The home currency opened at 68.10 against the US dollar and touched a high of 67.87, a level last seen on November 17. So far this year, it has fallen 2.8%. The committee will discuss and vote on what the Reserve Bank of India (RBI) should do with its policy rates.  The RBI may cut interest rates by 25 basis points (bps) today to boost growth as the government’s unexpected withdrawal of high-value banknotes is likely to hurt consumption.
In the October policy, the newly constituted monetary policy committee cut the benchmark repo rate by 25 bps. Minutes of the committee’s meeting showed that the panel was concerned about economic growth.
The benchmark 10-year government bond yield closed at 6.203%, compared to Monday’s close of 6.217%. Bond yields and prices move in opposite directions.
So far this year, foreign institutional investors have bought $4.08bn in equities and sold $3.89bn in debt.
Asian currencies were trading higher.

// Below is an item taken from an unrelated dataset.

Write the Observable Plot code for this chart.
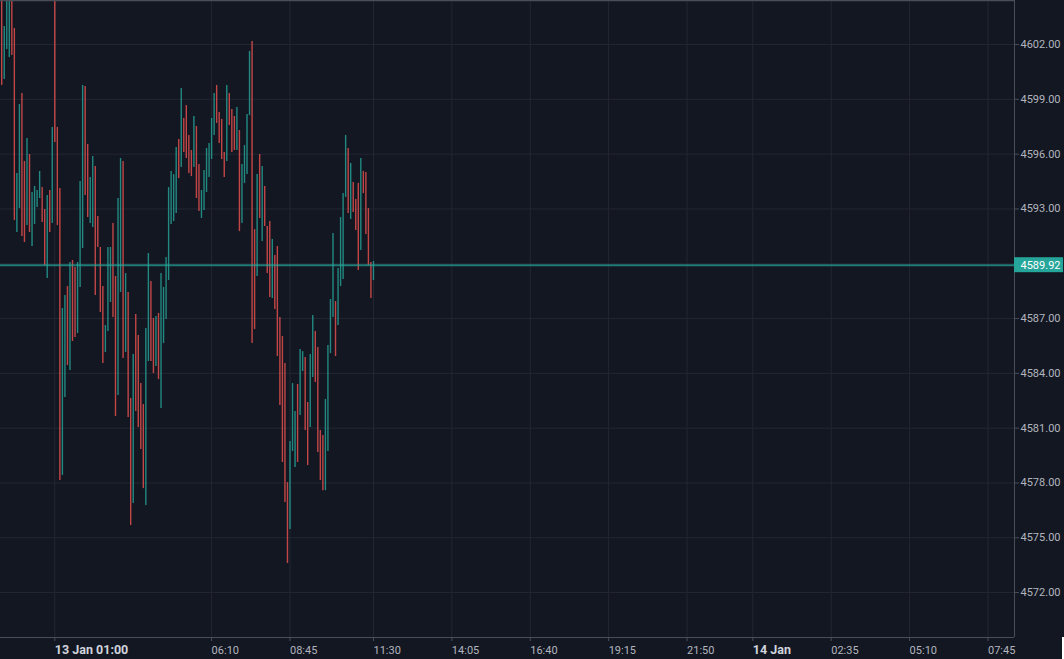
<!DOCTYPE html>
<html>
<head>
<meta charset="utf-8">
<script src="https://cdn.jsdelivr.net/npm/d3@7"></script>
<script src="https://cdn.jsdelivr.net/npm/@observablehq/plot@0.6"></script>
<style>
html, body { margin: 0; padding: 0; background: #131722; overflow: hidden; }
#chart { position: relative; width: 1064px; height: 659px; }
#corner { position: absolute; left: 1062px; top: 637px; width: 2px; height: 22px; background: #ffffff; }
</style>
</head>
<body>
<div id="chart"></div>
<script>
// ---- data (5-minute bars, first bar 12 Jan 23:15 UTC, last bar 13 Jan 11:30) ----
const startTime = "2022-01-12T23:15:00Z";
const barMinutes = 5;

const highs = [
  4605.0, 4602.99, 4605.2, 4605.6, 4605.4, 4602.88, 4594.94, 4598.72, 4599.32, 4595.60,
  4596.86, 4595.98, 4593.90, 4594.23, 4594.01, 4595.05, 4594.17, 4592.97, 4593.73, 4594.01,
  4597.46, 4606.8, 4597.46, 4594.12, 4587.55, 4588.26, 4588.75, 4590.07, 4590.18, 4589.79,
  4590.07, 4594.50, 4599.76, 4599.70, 4596.53, 4594.72, 4595.87, 4595.32, 4592.59, 4590.89,
  4588.75, 4586.62, 4590.89, 4590.89, 4592.20, 4589.30, 4593.57, 4595.76, 4595.60, 4589.46,
  4588.43, 4582.62, 4585.03, 4587.22, 4586.07, 4583.44, 4582.29, 4586.45, 4590.56, 4589.03,
  4587.00, 4587.11, 4587.28, 4589.46, 4588.70, 4590.34, 4594.17, 4595.05, 4594.88, 4596.36,
  4596.80, 4599.59, 4597.95, 4598.66, 4597.02, 4596.20, 4598.06, 4597.51, 4595.43, 4594.01,
  4595.10, 4596.31, 4596.58, 4597.95, 4599.32, 4599.76, 4598.28, 4597.90, 4596.09, 4599.76,
  4599.32, 4598.44, 4598.06, 4598.55, 4597.29, 4595.43, 4596.47, 4598.17, 4601.62, 4602.17,
  4591.87, 4594.88, 4595.98, 4595.32, 4594.23, 4592.04, 4592.31, 4591.33, 4590.45, 4590.94,
  4587.06, 4586.02, 4584.54, 4578.02, 4580.27, 4583.44, 4581.91, 4583.39, 4585.30, 4585.19,
  4584.87, 4582.40, 4585.03, 4587.17, 4586.29, 4585.41, 4580.87, 4580.60, 4582.57, 4585.52,
  4588.04, 4591.65, 4587.93, 4589.74, 4592.53, 4593.84, 4597.02, 4596.31, 4595.49, 4594.45,
  4593.52, 4594.39, 4595.76, 4595.05, 4594.99, 4593.02, 4590.07, 4590.12
];

const lows = [
  4599.76, 4600.09, 4601.73, 4601.29, 4601.40, 4592.37, 4591.71, 4593.02, 4591.49, 4591.16,
  4592.09, 4591.71, 4590.94, 4592.15, 4593.08, 4593.57, 4592.26, 4589.90, 4589.19, 4591.71,
  4592.20, 4596.64, 4592.09, 4578.13, 4578.41, 4582.68, 4584.43, 4584.15, 4585.74, 4585.96,
  4586.18, 4588.70, 4590.83, 4593.73, 4592.53, 4592.20, 4591.98, 4588.26, 4590.89, 4587.33,
  4584.54, 4585.14, 4586.29, 4587.88, 4587.06, 4581.64, 4582.79, 4588.43, 4584.81, 4585.14,
  4581.58, 4575.67, 4576.87, 4581.91, 4581.03, 4579.83, 4577.69, 4576.76, 4584.65, 4584.65,
  4583.99, 4584.37, 4583.66, 4582.07, 4585.63, 4586.95, 4589.08, 4592.15, 4592.31, 4592.75,
  4594.67, 4595.27, 4596.09, 4595.76, 4594.94, 4594.77, 4595.27, 4593.57, 4592.86, 4592.48,
  4592.91, 4593.90, 4594.72, 4595.71, 4597.02, 4597.68, 4596.58, 4595.71, 4594.72, 4595.60,
  4597.57, 4596.09, 4596.20, 4596.20, 4591.76, 4592.20, 4594.39, 4594.88, 4598.11, 4585.63,
  4586.40, 4589.30, 4592.48, 4591.22, 4592.04, 4589.46, 4588.15, 4588.10, 4587.49, 4584.92,
  4582.24, 4579.12, 4576.93, 4573.59, 4575.45, 4579.72, 4578.84, 4579.12, 4581.69, 4584.10,
  4580.87, 4578.95, 4581.03, 4583.77, 4583.50, 4579.67, 4578.13, 4577.58, 4577.58, 4579.72,
  4585.08, 4587.06, 4584.92, 4586.62, 4588.75, 4589.14, 4593.63, 4592.75, 4592.42, 4592.80,
  4591.82, 4589.63, 4590.72, 4593.84, 4591.60, 4589.90, 4588.10, 4589.08
];

// u = close above open (teal), d = close below open (red)
const directions = (
  "d u u u d d u u d d  u d u u u u d d u d " +
  "u d d d u u d u d d  u u u d d u u d d d " +
  "d u u u d d u u d u  d d u d d d d u u d " +
  "d u d u u u u u u u  d u d d d d u d d u " +
  "u u u u u d d d d u  d d d u d u u u u d " +
  "d u d u d d d u d d  d d d d u u u d u u " +
  "d d u u d d d d u u  u u d u u u u d u d " +
  "d d u d d d d u"
).trim().split(/\s+/);

const lastPrice = 4589.92;

const yTicks = [4572, 4575, 4578, 4581, 4584, 4587, 4590, 4593, 4596, 4599, 4602];
const yTickLabels = yTicks.map(v => v.toFixed(2));

const xTickTimes = [
  "2022-01-13T01:00:00Z", "2022-01-13T06:10:00Z", "2022-01-13T08:45:00Z", "2022-01-13T11:30:00Z",
  "2022-01-13T14:05:00Z", "2022-01-13T16:40:00Z", "2022-01-13T19:15:00Z", "2022-01-13T21:50:00Z",
  "2022-01-14T00:00:00Z", "2022-01-14T02:35:00Z", "2022-01-14T05:10:00Z", "2022-01-14T07:45:00Z"
];
const xTickLabels = ["13 Jan 01:00", "06:10", "08:45", "11:30", "14:05", "16:40", "19:15", "21:50", "14 Jan", "02:35", "05:10", "07:45"];
const xTickBold = [true, false, false, false, false, false, false, false, true, false, false, false];

// ---- build ----
const teal = "#26a69a", red = "#ef5350";
const t0 = new Date(startTime);
const bars = highs.map((h, i) => ({
  time: new Date(+t0 + i * barMinutes * 60000),
  high: h, low: lows[i], up: directions[i] === "u"
}));

const xTicks = xTickTimes.map(s => new Date(s));
const labelOf = new Map(xTicks.map((d, i) => [+d, xTickLabels[i]]));
const boldTicks = xTicks.filter((d, i) => xTickBold[i]);
const plainTicks = xTicks.filter((d, i) => !xTickBold[i]);

const xDomain = [new Date("2022-01-12T23:12:38Z"), new Date("2022-01-14T08:37:24Z")];
const yDomain = [4569.54, 4604.41];
const axisGap = 97 * 60000; // price-label width in time units (right axis strip)

const grid = "#232733", border = "#4a4e59";

const chart = Plot.plot({
  width: 1064,
  height: 659,
  marginTop: 0,
  marginLeft: 0,
  marginRight: 50,
  marginBottom: 22,
  x: {type: "utc", domain: xDomain},
  y: {domain: yDomain},
  style: {background: "#131722", color: "#b2b5be", fontFamily: "Roboto, 'DejaVu Sans', sans-serif", fontSize: "11px", overflow: "visible"},
  marks: [
    Plot.gridY(yTicks, {stroke: grid, strokeOpacity: 1}),
    Plot.gridX(xTicks, {stroke: grid, strokeOpacity: 1}),
    Plot.ruleX(bars, {x: "time", y1: "low", y2: "high", stroke: d => d.up ? teal : red, strokeWidth: 1.4, strokeOpacity: 0.8, shapeRendering: "geometricPrecision", clip: true}),
    Plot.ruleY([lastPrice], {stroke: teal, strokeWidth: 2, strokeOpacity: 0.7}),
    Plot.ruleY([yDomain[1]], {stroke: border, strokeWidth: 1.5}),
    Plot.ruleY([yDomain[0]], {stroke: border}),
    Plot.ruleX([xDomain[1]], {stroke: border}),
    Plot.axisY(yTicks, {anchor: "right", tickSize: 4, tickPadding: 2, tickFormat: d => yTickLabels[yTicks.indexOf(d)], stroke: border, fill: "#b2b5be", label: null}),
    Plot.axisX(plainTicks, {anchor: "bottom", tickSize: 4, tickPadding: 5, textAnchor: "start", tickFormat: d => labelOf.get(+d), stroke: border, fill: "#b2b5be", label: null}),
    Plot.axisX(boldTicks, {anchor: "bottom", tickSize: 4, tickPadding: 4, textAnchor: "start", tickFormat: d => labelOf.get(+d), stroke: border, fill: "#d1d4dc", fontWeight: "bold", fontSize: 12.5, label: null}),
    Plot.rect([lastPrice], {x1: () => xDomain[1], x2: () => new Date(+xDomain[1] + axisGap), y1: d => d - 0.41, y2: d => d + 0.41, fill: teal}),
    Plot.text([lastPrice], {x: () => xDomain[1], y: d => d, text: d => d.toFixed(2), textAnchor: "start", dx: 6, fill: "#ffffff", fontSize: 11})
  ]
});

const host = document.getElementById("chart");
host.appendChild(chart);
const corner = document.createElement("div");
corner.id = "corner";
host.appendChild(corner);
</script>
</body>
</html>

Indonesian rupiah was up 0.524%, Taiwan dollar 0.326%, South Korean won 0.296%, Malaysian ringgit 0.293%, China renminbi 0.032%, and Philippines peso rose 0.08%. However, Japanese yen 0.184%, China offshore was down 0.151%, Singapore Dollar lost 0.099% and Hong Kong Dollar lost 0.1%.
The dollar index, which measures the US currency’s strength against major currencies, was trading at 100.12, up 0.03% from its previous close of 100.09.